We think he did neither.
The plaintiffs held a mortgage, made by Pierce, which had been foreclosed in their name against Wilkins, as Pierce’s administrator. After the foreclosure of the mortgage, there were negotiations between them and Wilkins & Cain about some matters of business which Wilkins & Cain, as attorneys at law, had in hand for them; these negotiations resulted in an order from the plaintiffs to Mr. Knight, their attorney, to pay the proceeds of the mortgage to Wilkins & Cain. Wilkins caused this mortgage to be satisfied, and charged up the amount to Pierce’. estate, and returned the charge to the court of ordinary, which Was allowed. Thereafter there was a division in kind of the [499]*499estate of Pierce among Ms heirs, and this mortgaged land falling to one of them, she sold and conveyed it to Thigpen, who is the claimant in this case. This conveyance was made some ten years after the foreclosure of the mortgage, There is not the slightest evidence in the record that the claimant had notice of any of the facts relied on by the plaintiffs to subject this property. The only notice he seems to have had from the records of the courts, or from any other source, was of the facts above detailed in respect to the extinguishment of the lien of the mortgage.

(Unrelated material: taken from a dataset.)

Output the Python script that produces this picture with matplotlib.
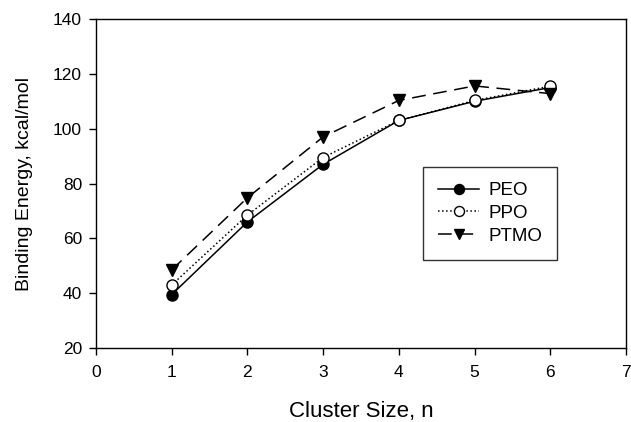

The inconsistency between these admissions and Wilkins’s testimony in this case is not apparent. The two may be reconciled, and wherever this is practicable, the law requires it to be done, in order to save the witness from the imputation of false swearing. At most, this was a fact affecting the credit of the witness, and was properly left to the jury. Estoppels are not favored, and should not be resorted to except in cases “ where it would be more unjust and productive of more evil to hear the truth than to forbear the investigation.” Code, §3753. They apply only as between parties and privies to the suit or litigation in which the admissions relied on as an estoppel were made. The claimant in this case was an utter stranger to these proceedings; he did not hold under Wilkinson & Wilson, or Wilkins & Cain, but under Pierce’s heir at law, who had, in due course of administration, acquired title to the property in question; and it does not appear that he had notice of any incumbrance upon his title; indeed it is evident that he was apprised there was none.
Judgment affirmed.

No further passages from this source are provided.